The radome solves a problem of basic physics. A satellite dish is shaped dangerously like a sail on a ship. In a stationary position in small scale installs we usually solve this with guy wires. But a radome solve a more specific problem: the dish that rotates. But this creates a new problem: putting an obstruction between the dish and the signal you intend to receive. However, the problem is not the radome itself, the insertion loss from that diaelectic material is very small. The problem is the structure that supports it which can scatter signal. Robert Collin's book Field Theory of Guided Waves states that there are many applications where moderately lossy dielectrics must be used, ex. the radome. More here.

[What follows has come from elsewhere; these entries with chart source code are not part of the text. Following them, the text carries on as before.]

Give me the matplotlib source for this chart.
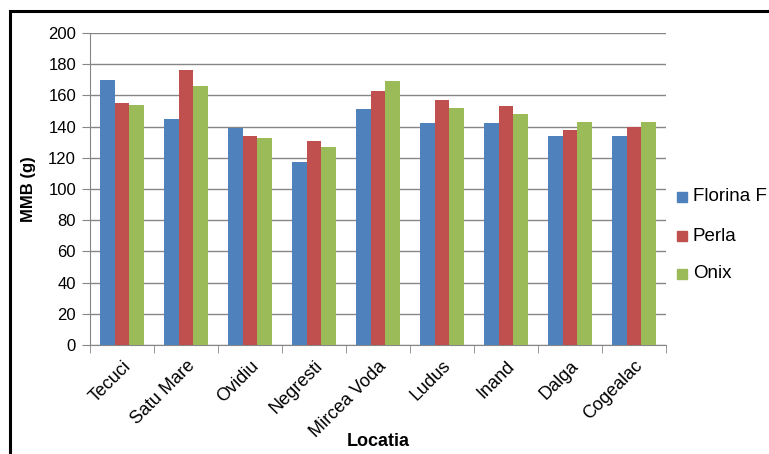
import numpy as np
import matplotlib
matplotlib.use("Agg")
import matplotlib.pyplot as plt
from matplotlib.patches import Rectangle

plt.rcParams['font.family'] = ['Liberation Sans', 'DejaVu Sans']

# Data
locations = ["Tecuci", "Satu Mare", "Ovidiu", "Negresti", "Mircea Voda",
             "Ludus", "Inand", "Dalga", "Cogealac"]
florina_f = [170, 145, 139, 117, 151, 142, 142, 134, 134]
perla = [155, 176, 134, 131, 163, 157, 153, 138, 140]
onix = [154, 166, 133, 127, 169, 152, 148, 143, 143]
series_names = ["Florina F", "Perla", "Onix"]
colors = ["#4F81BD", "#C0504D", "#9BBB59"]


def plot_chart():
    fig = plt.figure(figsize=(7.69, 4.54), dpi=100)
    fig.patch.set_facecolor("white")
    W, H = 769, 454

    # outer chart border (cropped at right/bottom like the reference)
    fig.patches.append(Rectangle((10 / W, -0.1), 1.2, 1 - 11 / H + 0.1,
                                 transform=fig.transFigure, fill=False,
                                 edgecolor="black", linewidth=2.2))

    ax = fig.add_axes([90 / W, 1 - 345 / H, (666 - 90) / W, (345 - 33) / H])
    x = np.arange(len(locations))
    w = 0.225
    for i, (vals, c) in enumerate(zip([florina_f, perla, onix], colors)):
        ax.bar(x + (i - 1) * w, vals, w, color=c, label=series_names[i], zorder=3)

    ax.set_xlim(-0.5, len(locations) - 0.5)
    ax.set_ylim(0, 200)
    ax.set_yticks(range(0, 201, 20))
    ax.grid(axis='y', color="#868686", linewidth=1.0, zorder=0)

    ax.set_xticks(x)
    ax.set_xticklabels(locations, rotation=45, ha='right', rotation_mode='anchor',
                       fontsize=13)
    ax.set_xticks(np.arange(-0.5, len(locations)), minor=True)
    ax.tick_params(axis='x', which='major', length=0, pad=9)
    ax.tick_params(axis='x', which='minor', length=6, color="#868686", direction='out')
    ax.tick_params(axis='y', length=6, color="#868686", labelsize=12, pad=4)

    for s in ["top", "right"]:
        ax.spines[s].set_visible(False)
    for s in ["left", "bottom"]:
        ax.spines[s].set_color("#868686")

    ax.set_ylabel("MMB (g)", fontsize=12, fontweight='bold', labelpad=9)
    fig.text(378 / W, 1 - 442 / H, "Locatia", fontsize=13, fontweight='bold',
             ha='center', va='center')

    # legend on the right, partially cut by the figure edge
    legend_y = [197, 236, 274]
    for name, c, ly in zip(series_names, colors, legend_y):
        fig.patches.append(Rectangle((677 / W, 1 - (ly + 5) / H), 10 / W, 10 / H,
                                     transform=fig.transFigure, color=c))
        fig.text(693 / W, 1 - ly / H, name, fontsize=13.5, va='center', ha='left')

    fig.savefig("out.png", dpi=100)


if __name__ == "__main__":
    plot_chart()
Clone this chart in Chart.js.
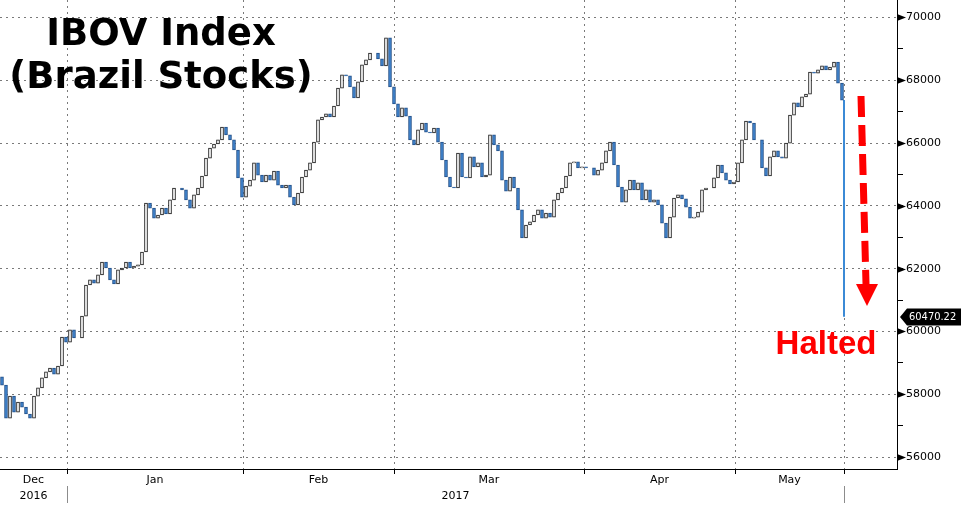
<!DOCTYPE html>
<html>
<head>
<meta charset="utf-8">
<title>IBOV Index (Brazil Stocks)</title>
<script src="https://cdn.jsdelivr.net/npm/chart.js@4.4.1/dist/chart.umd.min.js"></script>
<style>
  html, body { margin: 0; padding: 0; background: #fff; }
  #wrap { position: relative; width: 961px; height: 512px; }
</style>
</head>
<body>
<div id="wrap"><canvas id="ibovChart" width="961" height="512"></canvas></div>
<script>
// ---------- DATA (~half-session candles) ----------
const closes = [
  58290, 57240, 57940, 57430, 57750, 57590, 57370, 57240, 57940, 58200,
  58520, 58710, 58830, 58640, 58900, 59820, 59660, 60050, 59790, 59790,
  60490, 61480, 61640, 61540, 61800, 62210, 62020, 61640, 61510, 61960,
  62020, 62210, 62020, 62080, 62120, 62530, 64090, 63930, 63610, 63710,
  63930, 63740, 64190, 64570, 64570, 64510, 64190, 63930, 64350, 64570,
  64950, 65520, 65840, 65970, 66100, 66510, 66260, 66100, 65780, 64890,
  64280, 64630, 64820, 65370, 64980, 64760, 64980, 64820, 65110, 64660,
  64570, 64660, 64280, 64030, 64410, 64920, 65140, 65370, 66030, 66740,
  66830, 66930, 66830, 67180, 67750, 68170, 68140, 67790, 67440, 67950,
  68490, 68650, 68870, 68870, 68680, 68460, 69350, 67790, 67250, 66830,
  67120, 66860, 66100, 65940, 66420, 66640, 66350, 66320, 66480, 66030,
  65460, 64920, 64600, 64570, 65680, 64920, 64890, 65560, 65240, 65370,
  64920, 64980, 66260, 65940, 65750, 64820, 64470, 64920, 64570, 63870,
  62980, 63390, 63490, 63710, 63870, 63610, 63770, 63640, 64190, 64410,
  64570, 64950, 65370, 65400, 65210, 65240, 65210, 65210, 64980, 65140,
  65370, 65750, 66030, 65300, 64600, 64120, 64510, 64820, 64510, 64730,
  64190, 64510, 64120, 64190, 64030, 63450, 62980, 63640, 64250, 64350,
  64220, 63960, 63610, 63640, 63800, 64510, 64570, 64570, 64890, 65300,
  65050, 64820, 64700, 64760, 65370, 66100, 66700, 66640, 66100, 66100,
  65210, 64950, 65560, 65750, 65560, 65520, 66000, 66890, 67280, 67150,
  67470, 67560, 68260, 68230, 68330, 68460, 68330, 68420, 68580, 67910,
  67370
];
const firstOpen = 58550;
const haltValue = 60470.22;          // last print when trading was halted
const haltAt = 210.5;                // candle position of the halt print

// month boundaries (candle positions) and their labels
const monthEnds   = [16.25, 60.25, 98, 145.5, 183.25, 210.5];
const monthLabels = ['Dec', 'Jan', 'Feb', 'Mar', 'Apr', 'May'];
const yearLabels  = ['2016', '2017'];

// y axis
const yTickLabels = [56000, 58000, 60000, 62000, 64000, 66000, 68000, 70000];
const yMinorTicks = [57000, 59000, 61000, 63000, 65000, 67000, 69000];

document.addEventListener('DOMContentLoaded', function () {

  const UP = '#ffffff', DOWN = '#3b80cc';
  const UP_EDGE = '#111111', DOWN_EDGE = '#234f86';
  const candles = closes.map((c, i) => {
    const o = i === 0 ? firstOpen : closes[i - 1];
    return { x: i, y: [o, c], up: c >= o };
  });

  // no label padding around the plot: the plot fills the canvas edge to edge
  const noPad = s => { s.paddingTop = 0; s.paddingBottom = 0; s.paddingLeft = 0; s.paddingRight = 0; };

  // ---------- custom drawing: axis arrows, month labels, tags, notes ----------
  const decor = {
    id: 'decor',
    afterDraw(chart) {
      const { ctx, chartArea: a, scales: { x, y } } = chart;
      ctx.save();

      // black arrows on the major y ticks
      ctx.fillStyle = '#000';
      yTickLabels.forEach(v => {
        const py = Math.round(y.getPixelForValue(v)) + 0.5;
        ctx.beginPath();
        ctx.moveTo(a.right, py - 3.5);
        ctx.lineTo(a.right + 9, py);
        ctx.lineTo(a.right, py + 3.5);
        ctx.closePath();
        ctx.fill();
      });

      // month labels centred between boundaries
      ctx.font = '11px "DejaVu Sans"';
      ctx.textAlign = 'center';
      ctx.textBaseline = 'alphabetic';
      ctx.fillStyle = '#000';
      let prev = x.min;
      monthEnds.forEach((m, i) => {
        const cx = (x.getPixelForValue(prev) + x.getPixelForValue(m)) / 2;
        ctx.fillText(monthLabels[i], cx, a.bottom + 14);
        prev = m;
      });
      // years
      ctx.fillText(yearLabels[0], (x.getPixelForValue(x.min) + x.getPixelForValue(monthEnds[0])) / 2, a.bottom + 30);
      ctx.fillText(yearLabels[1], (x.getPixelForValue(monthEnds[0]) + x.getPixelForValue(monthEnds[5])) / 2, a.bottom + 30);
      // year separators
      ctx.strokeStyle = '#8c8c8c';
      ctx.lineWidth = 1;
      [monthEnds[0], monthEnds[5]].forEach(m => {
        const px = Math.round(x.getPixelForValue(m)) + 0.5;
        ctx.beginPath();
        ctx.moveTo(px, a.bottom + 17);
        ctx.lineTo(px, a.bottom + 34);
        ctx.stroke();
      });

      // last price tag
      const ty = Math.round(y.getPixelForValue(haltValue));
      ctx.fillStyle = '#000';
      ctx.beginPath();
      ctx.moveTo(a.right + 3, ty);
      ctx.lineTo(a.right + 10, ty - 8.5);
      ctx.lineTo(chart.width, ty - 8.5);
      ctx.lineTo(chart.width, ty + 8.5);
      ctx.lineTo(a.right + 10, ty + 8.5);
      ctx.closePath();
      ctx.fill();
      ctx.fillStyle = '#fff';
      ctx.font = '11px "DejaVu Sans Condensed", "DejaVu Sans"';
      ctx.textAlign = 'left';
      ctx.textBaseline = 'middle';
      ctx.fillText(haltValue.toFixed(2), a.right + 12, ty + 0.5);

      // title
      ctx.fillStyle = '#000';
      ctx.font = 'bold 37px "DejaVu Sans"';
      ctx.textAlign = 'center';
      ctx.textBaseline = 'alphabetic';
      ctx.fillText('IBOV Index', 161, 45);
      ctx.fillText('(Brazil Stocks)', 161, 88);

      // red "Halted" note with dashed arrow
      ctx.fillStyle = '#ff0000';
      ctx.font = 'bold 33px "Liberation Sans"';
      ctx.fillText('Halted', 826, 354);
      ctx.strokeStyle = '#ff0000';
      ctx.lineWidth = 7;
      ctx.setLineDash([21, 8]);
      ctx.beginPath();
      ctx.moveTo(861, 96);
      ctx.lineTo(866, 284);
      ctx.stroke();
      ctx.setLineDash([]);
      ctx.beginPath();
      ctx.moveTo(856, 284);
      ctx.lineTo(878, 284);
      ctx.lineTo(867, 306);
      ctx.closePath();
      ctx.fill();

      ctx.restore();
    }
  };

  const gridGray = '#7a7a7a';

  new Chart(document.getElementById('ibovChart'), {
    data: {
      datasets: [
        {
          type: 'bar',
          data: candles,
          backgroundColor: ctx => (ctx.raw && ctx.raw.up) ? UP : DOWN,
          borderColor: ctx => (ctx.raw && ctx.raw.up) ? UP_EDGE : DOWN_EDGE,
          borderWidth: 1,
          borderSkipped: false,
          barThickness: 3,
          grouped: false
        },
        {
          type: 'line',
          data: [{ x: haltAt, y: closes[closes.length - 1] }, { x: haltAt, y: haltValue }],
          borderColor: '#3b8ad6',
          borderWidth: 2,
          pointRadius: 0,
          fill: false
        }
      ]
    },
    options: {
      responsive: false,
      animation: false,
      devicePixelRatio: 1,
      layout: { padding: 0 },
      plugins: { legend: { display: false }, tooltip: { enabled: false } },
      scales: {
        x: {
          type: 'linear',
          offset: false,
          min: -0.5,
          max: 223.75,
          afterFit: s => { s.height = 43; noPad(s); },
          afterBuildTicks: s => { s.ticks = monthEnds.map(v => ({ value: v })); },
          ticks: { display: false },
          grid: { offset: false, color: gridGray, tickColor: '#000', tickLength: 5 },
          border: { display: true, color: '#000', width: 1, dash: [2, 4] }
        },
        y: {
          position: 'right',
          min: 55618,
          max: 70557,
          afterFit: s => { s.width = 64; noPad(s); },
          afterBuildTicks: s => {
            s.ticks = yTickLabels.concat(yMinorTicks).sort((a, b) => a - b).map(v => ({ value: v }));
          },
          ticks: {
            autoSkip: false,
            padding: 3,
            color: '#000',
            font: { family: 'DejaVu Sans', size: 11 },
            callback: v => yTickLabels.includes(v) ? String(v) : ''
          },
          grid: {
            color: c => (c.tick && yTickLabels.includes(c.tick.value)) ? gridGray : 'rgba(0,0,0,0)',
            tickColor: '#000',
            tickLength: 6
          },
          border: { display: true, color: '#000', width: 1, dash: [2, 4] }
        }
      }
    },
    plugins: [decor]
  });

});
</script>
</body>
</html>
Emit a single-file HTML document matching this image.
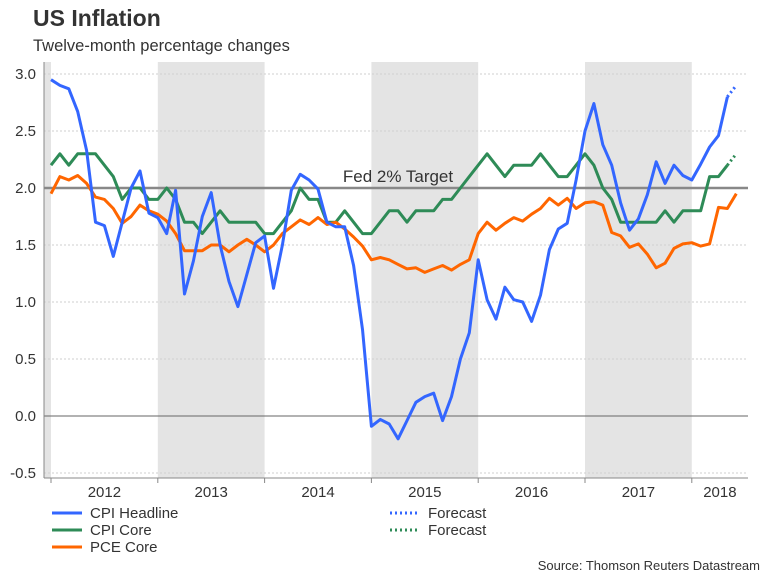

"Dielectric loss may be due to a finite conductivity of the material or to the fact that the applied frequency is too near a resonant frequency of the molecules that compose the dielectric material, so that the damping forces are such that the molecular polarization lags behind the applied field."Those problems that Collins refers to are compensated but now wholly resolved by impedance matching. But back to the Maine Earth Station above, it was preceded by the "Moorestown Giant Golf Ball." It's name was somewhat less prestigious, but it's construction began in 1960. But it was not the first either. The Bell Telephone DEW Line Radar Antenna Radome' in Alaska was built by 1958, and air mounted radomes were aboard blimps and other air craft as early as 1957. More here.
Most of this construction was by Raytheon, Lockheed, AT&T and RCA. But the geodesic dome itself beings (mostly) with R. Buckminster Fuller's patent in 1947 (granted in 1951). He built one for the USAF in 1949 and the marines in 1954. Those were simpler models, but today the same basic designs are implemented with newer materials, nylon, dacron, kevlar, fiberglass, polycarbonate, polypropylene, and various fluoropolymers.